[WORK REQUIRED]:
Leave out the pictures and repeat the rest of the material exactly.

[DATA EXCERPT]:
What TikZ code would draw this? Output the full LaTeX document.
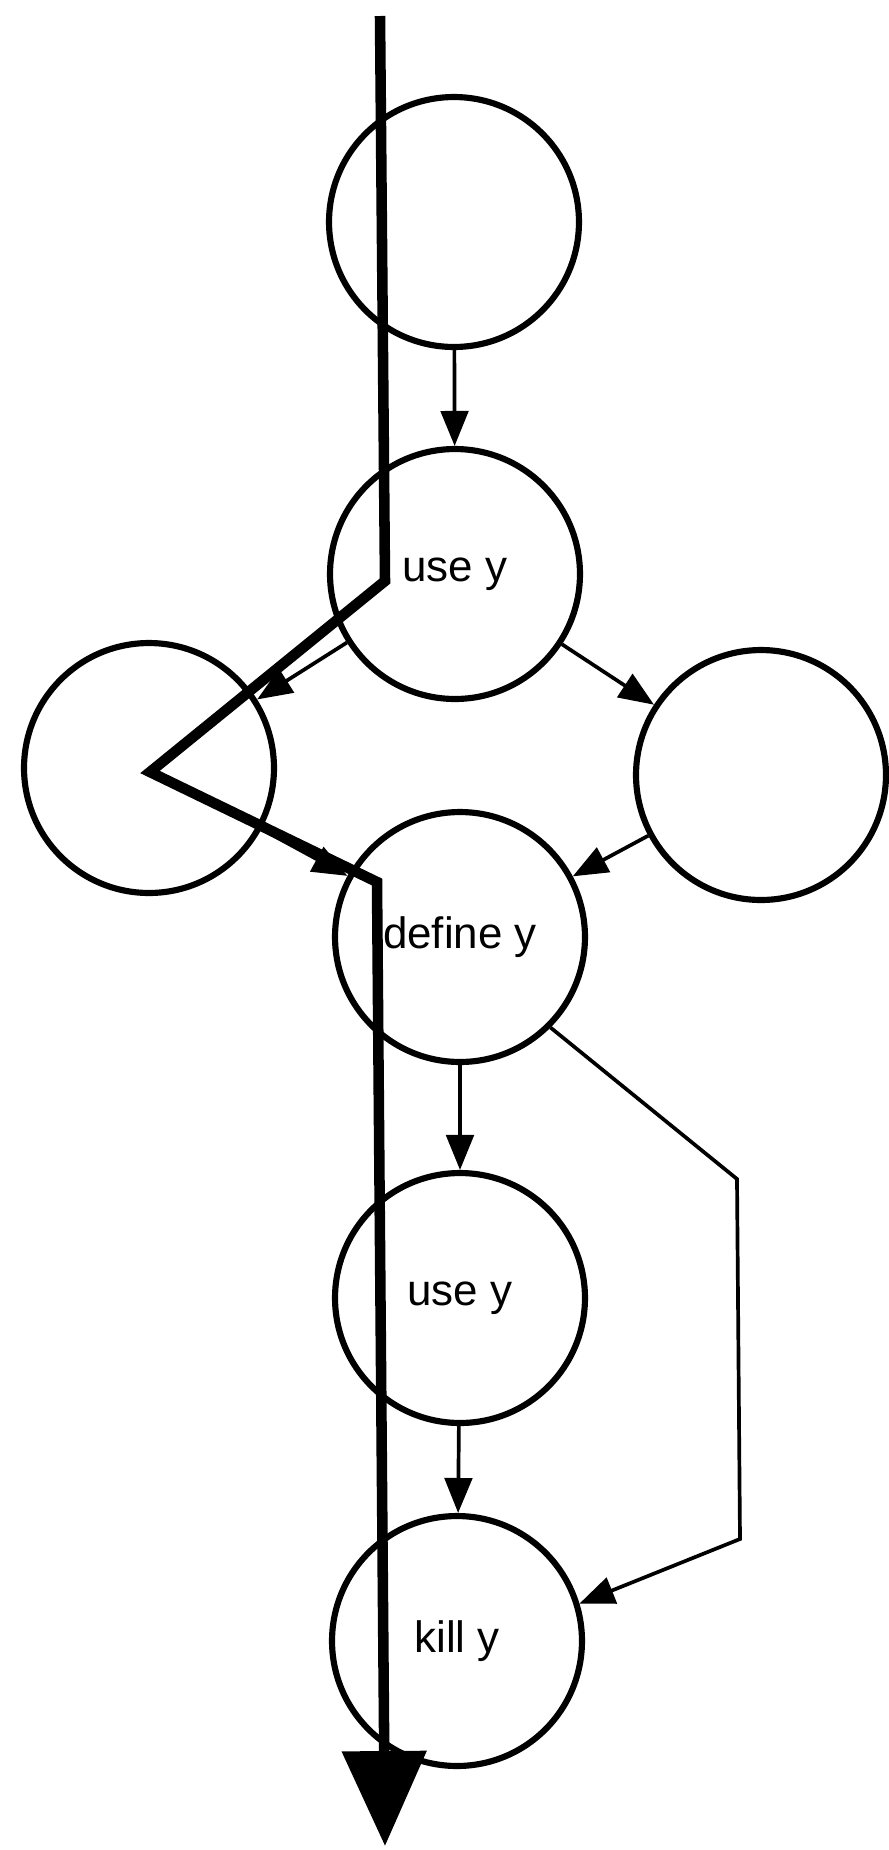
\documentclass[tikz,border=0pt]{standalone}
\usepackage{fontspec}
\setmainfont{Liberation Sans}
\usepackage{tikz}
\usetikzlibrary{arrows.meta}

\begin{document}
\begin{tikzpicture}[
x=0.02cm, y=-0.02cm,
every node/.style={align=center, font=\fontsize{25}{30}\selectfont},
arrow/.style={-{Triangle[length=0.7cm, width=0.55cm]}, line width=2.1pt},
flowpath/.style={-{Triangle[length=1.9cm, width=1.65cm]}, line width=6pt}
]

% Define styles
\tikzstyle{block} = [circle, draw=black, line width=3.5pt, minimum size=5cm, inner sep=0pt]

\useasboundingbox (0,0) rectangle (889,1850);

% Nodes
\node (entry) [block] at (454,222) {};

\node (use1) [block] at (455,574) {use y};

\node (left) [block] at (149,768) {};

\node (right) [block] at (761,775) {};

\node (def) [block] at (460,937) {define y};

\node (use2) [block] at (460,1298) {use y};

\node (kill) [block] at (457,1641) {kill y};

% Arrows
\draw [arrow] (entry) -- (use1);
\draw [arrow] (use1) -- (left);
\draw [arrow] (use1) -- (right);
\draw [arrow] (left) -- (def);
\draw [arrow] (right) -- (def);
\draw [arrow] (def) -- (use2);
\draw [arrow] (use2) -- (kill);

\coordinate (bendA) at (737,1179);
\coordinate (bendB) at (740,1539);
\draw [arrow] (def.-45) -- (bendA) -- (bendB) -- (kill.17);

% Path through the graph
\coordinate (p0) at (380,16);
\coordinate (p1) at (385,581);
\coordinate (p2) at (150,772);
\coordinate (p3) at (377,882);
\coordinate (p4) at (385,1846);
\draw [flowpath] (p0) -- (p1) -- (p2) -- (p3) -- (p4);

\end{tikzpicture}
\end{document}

[ANSWER FOR THIS EXERCISE]:
What TikZ code would draw this? Output the full LaTeX document.
\documentclass[tikz,border=0pt]{standalone}
\usepackage{fontspec}
\setmainfont{Liberation Sans}
\usepackage{tikz}
\usetikzlibrary{arrows.meta}

\begin{document}
\begin{tikzpicture}[
x=0.02cm, y=-0.02cm,
every node/.style={align=center, font=\fontsize{25}{30}\selectfont},
arrow/.style={-{Triangle[length=0.7cm, width=0.55cm]}, line width=2.1pt},
flowpath/.style={-{Triangle[length=1.9cm, width=1.65cm]}, line width=6pt}
]

% Define styles
\tikzstyle{block} = [circle, draw=black, line width=3.5pt, minimum size=5cm, inner sep=0pt]

\useasboundingbox (0,0) rectangle (889,1850);

% Nodes
\node (entry) [block] at (454,222) {};

\node (use1) [block] at (455,574) {use y};

\node (left) [block] at (149,768) {};

\node (right) [block] at (761,775) {};

\node (def) [block] at (460,937) {define y};

\node (use2) [block] at (460,1298) {use y};

\node (kill) [block] at (457,1641) {kill y};

% Arrows
\draw [arrow] (entry) -- (use1);
\draw [arrow] (use1) -- (left);
\draw [arrow] (use1) -- (right);
\draw [arrow] (left) -- (def);
\draw [arrow] (right) -- (def);
\draw [arrow] (def) -- (use2);
\draw [arrow] (use2) -- (kill);

\coordinate (bendA) at (737,1179);
\coordinate (bendB) at (740,1539);
\draw [arrow] (def.-45) -- (bendA) -- (bendB) -- (kill.17);

% Path through the graph
\coordinate (p0) at (380,16);
\coordinate (p1) at (385,581);
\coordinate (p2) at (150,772);
\coordinate (p3) at (377,882);
\coordinate (p4) at (385,1846);
\draw [flowpath] (p0) -- (p1) -- (p2) -- (p3) -- (p4);

\end{tikzpicture}
\end{document}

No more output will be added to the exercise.